B.C. Culture Days ambassador Kenthen Thomas is a Salmon Arm performer, storyteller, elementary school teacher and Secwepemc Nation member.

“I’ve been storying for probably 20 plus years and it was something that I just kind of fell into because I did a lot of school plays and I did a lot of theatre in my time and storytelling came naturally with the oral presentation,” he said.

Thomas has written and will perform an original story, based on tales and traditions of the Secwepemulucw ancestors.

“What we call the animal people in the stories and I like to perform my rendition of what I think they would be like, from my knowledge from the stories,” he said.

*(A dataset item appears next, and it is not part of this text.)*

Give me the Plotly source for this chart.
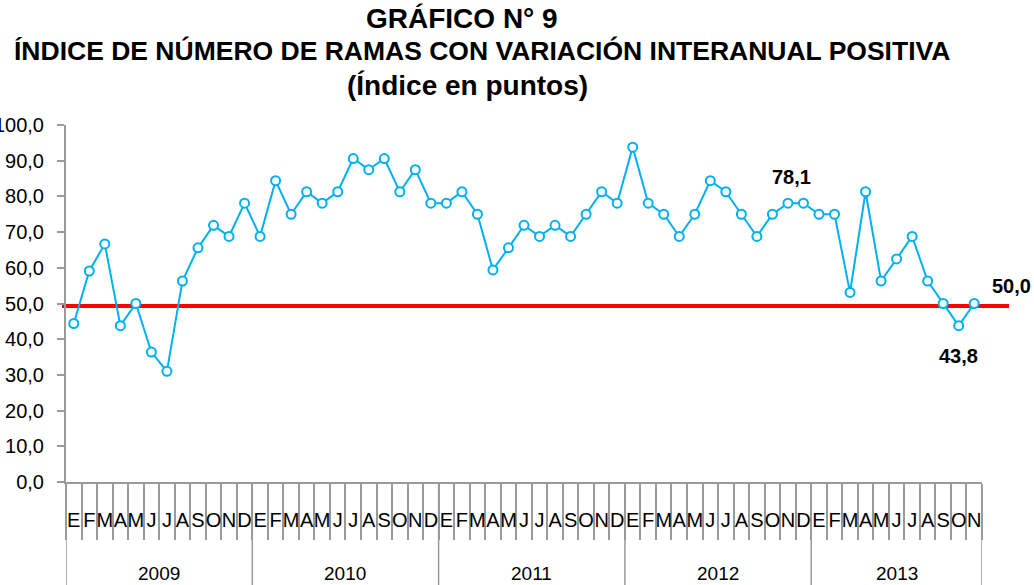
import plotly.graph_objects as go

years = ["2009", "2010", "2011", "2012", "2013"]
month_letters = ["E", "F", "M", "A", "M", "J", "J", "A", "S", "O", "N", "D"]

v2009 = [44.4, 59.1, 66.7, 43.8, 50.0, 36.4, 31.0, 56.3, 65.6, 71.9, 68.8, 78.1]
v2010 = [68.8, 84.4, 75.0, 81.3, 78.1, 81.3, 90.6, 87.5, 90.6, 81.3, 87.5, 78.1]
v2011 = [78.1, 81.3, 75.0, 59.4, 65.6, 71.9, 68.8, 71.9, 68.8, 75.0, 81.3, 78.1]
v2012 = [93.8, 78.1, 75.0, 68.8, 75.0, 84.4, 81.3, 75.0, 68.8, 75.0, 78.1, 78.1]
v2013 = [75.0, 75.0, 53.1, 81.3, 56.3, 62.5, 68.8, 56.3, 50.0, 43.8, 50.0]

threshold = 49.3
labelled = {46: (4, 26), 57: (0, -30), 58: (37, 18)}  # index: (xshift, yshift)

title_lines = ["GRÁFICO N° 9",
               "ÍNDICE DE NÚMERO DE RAMAS CON VARIACIÓN INTERANUAL POSITIVA",
               "(Índice en puntos)"]

series = [v2009, v2010, v2011, v2012, v2013]
cats, ticktext, values, year_bounds = [], [], [], []
for yr, vals in zip(years, series):
    start = len(cats)
    for i, v in enumerate(vals):
        cats.append(f"{yr}-{i+1:02d}")
        ticktext.append(month_letters[i])
        values.append(v)
    year_bounds.append((yr, start, len(cats) - 1))

FONT = "Liberation Sans, Arial, sans-serif"
BLUE = "#00B0F0"
GRAY = "#9A9A9A"

W, H = 1034, 585
ML, MR, MT, MB = 66, 52, 125, 103
PW, PH = W - ML - MR, H - MT - MB


def px_to_paper_x(px):
    return (px - ML) / PW


def px_to_paper_y(py):
    return (H - MB - py) / PH


fig = go.Figure()
fig.add_trace(go.Scatter(
    x=cats, y=values, mode="lines+markers",
    line=dict(color=BLUE, width=2),
    marker=dict(symbol="circle", size=9, color="white", line=dict(color=BLUE, width=2)),
    cliponaxis=False, showlegend=False, hoverinfo="skip",
))

shapes = [dict(type="line", xref="paper", yref="y", x0=px_to_paper_x(62), x1=px_to_paper_x(1009),
               y0=threshold, y1=threshold, line=dict(color="#FF0000", width=4), layer="below")]
annotations = []
for yr, s, e in year_bounds:
    shapes.append(dict(type="line", xref="x", yref="paper", x0=s - 0.5, x1=s - 0.5,
                       y0=0, y1=-0.3, line=dict(color=GRAY, width=1.5)))
    annotations.append(dict(x=(s + e) / 2, y=px_to_paper_y(573), xref="x", yref="paper", text=yr,
                            showarrow=False, yanchor="middle",
                            font=dict(family=FONT, size=19, color="black")))
last = year_bounds[-1][2]
shapes.append(dict(type="line", xref="x", yref="paper", x0=last + 0.5, x1=last + 0.5,
                   y0=0, y1=-0.3, line=dict(color=GRAY, width=1.5)))

for idx, (dx, dy) in labelled.items():
    annotations.append(dict(x=cats[idx], y=values[idx], xref="x", yref="y",
                            text="<b>" + f"{values[idx]:.1f}".replace(".", ",") + "</b>",
                            showarrow=False, xshift=dx, yshift=dy,
                            font=dict(family=FONT, size=20, color="black")))

# title lines: (center x px, center y px, font size)
for text, (cx, cy, fs) in zip(title_lines, [(462, 19, 28), (482, 51, 26.5), (467, 86, 28)]):
    annotations.append(dict(x=px_to_paper_x(cx), y=px_to_paper_y(cy), xref="paper", yref="paper",
                            text=f"<b>{text}</b>", showarrow=False,
                            xanchor="center", yanchor="middle",
                            font=dict(family=FONT, size=fs, color="black")))

fig.update_layout(
    width=W, height=H,
    margin=dict(l=ML, r=MR, t=MT, b=MB, autoexpand=False),
    paper_bgcolor="white", plot_bgcolor="rgba(0,0,0,0)",
    separators=",.",
    hovermode=False,
    xaxis=dict(
        type="category", categoryorder="array", categoryarray=cats,
        tickmode="array", tickvals=cats, ticktext=ticktext, tickangle=0,
        tickson="boundaries", ticks="outside", ticklen=56, tickwidth=1.5, tickcolor=GRAY,
        ticklabelstandoff=19, automargin=False,
        showline=True, linecolor=GRAY, linewidth=2, showgrid=False, zeroline=False,
        range=[-0.5, 58.5],
        tickfont=dict(family=FONT, size=20, color="black"),
    ),
    yaxis=dict(
        range=[0, 100], dtick=10, tick0=0, tickformat=".1f",
        ticks="outside", ticklen=7, tickwidth=1.5, tickcolor=GRAY,
        showline=True, linecolor=GRAY, linewidth=2, showgrid=False, zeroline=False,
        tickfont=dict(family=FONT, size=20, color="black"),
        ticklabelstandoff=9, automargin=False,
    ),
    shapes=shapes, annotations=annotations,
)

fig.write_html("out.html", config={"displayModeBar": False},
               post_script="document.body.style.margin='0';document.body.style.overflow='hidden';")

The piece will focus on the current state of the world.

“We have a saying ‘the land will turn on you’ and it kind of goes both ways. The land gives itself to us and it’s our belief that everything, the so-called natural resources, the trees and plants give themselves to us for nourishment… but they can also take themselves away from us,” he said.

If we’re not careful, the story’s lesson is that we might end up losing everything, he said, adding he will be tying in B.C.’s unprecedented wildfire season this year.

“Whoever listens to these stories will take whatever lesson they need in their time in their life… it’s not prescriptive, I’m not going to sit down with you and say ‘this is the lesson you’re going to learn.’”

His main character is Coyote, a trickster who breaks rules to bring teachings through his mishaps. A one-man show, Thomas weaves Coyotes adventures with other animal characters.

“Whatever animal you can think of, I always add to the story,” he said.

Thomas has trained as an actor and worked with Caranvan Farm Theatre and Sen'klip Native Theatre Co.

He hopes his audience “has fun” and they see the beauty of the teachings of the Secwepemulucw ancestors who created the language from the land.

“Eighty-five percent of the Indigenous language here in the Secwepemulucw is verbal, it’s action words and it’s because we always remarked on what was happening, not what was going to happen or what happened… I want them to be able to walk away with my telling of a story but utilizing the knowledge,” he said.

Thomas will be performing outdoors at 1 Avenue Southwest, east of the Trans-Canada Highway in Salmon Arm on Sept. 25, Oct. 1 and 2. He encourages audience members to bring lawn chairs.